Tuesday, January 5, 2016

The Sheltering Sky


Many years ago, an American friend of mine in Germany handed me a book and told me I had to read it. I promptly ignored him but carried around the book wherever I lived convinced I would one day make good on my promise. 

I'm in this minimalist mode right now. I'm going to read all the books I possess either for the first time or one last time and then cast them unto the world via Goodwill. It was finally time to read The Sheltering Sky.

I understand why my friend wanted me to read this masterpiece by Paul Bowles; I am one of those spirits who explore the world looking for an escape from the cold, a place to be warm, like the one of the three protagonists in this novel, Port. I too have searched and been tortured by the very people who told me they loved me.

This friend of mine also used to always say,"the right book at the right time." Prophetic. How could he have known I would be newly wounded and alone when I finally came to it?

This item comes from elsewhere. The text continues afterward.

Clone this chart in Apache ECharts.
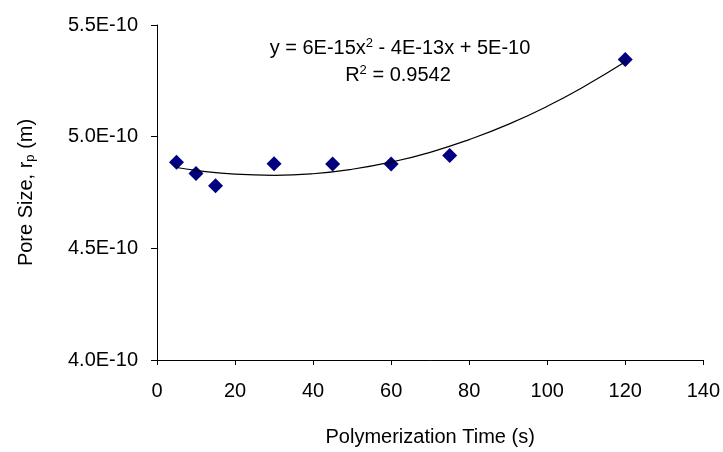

An omniscient narrator tells the story of three friends, two of whom are married, who travel into Africa for new experiences. Their American sensibilities become haunting ghosts, and their own selves develop into lupus. They tumble into tragedy and madness to a point that the story almost resembles Lovecraftian tales of horror. 

If you read it, read it in winter when the nights are long, and the cold is oppressive. Read it when the darkness seems interminable, and friends seems sparse.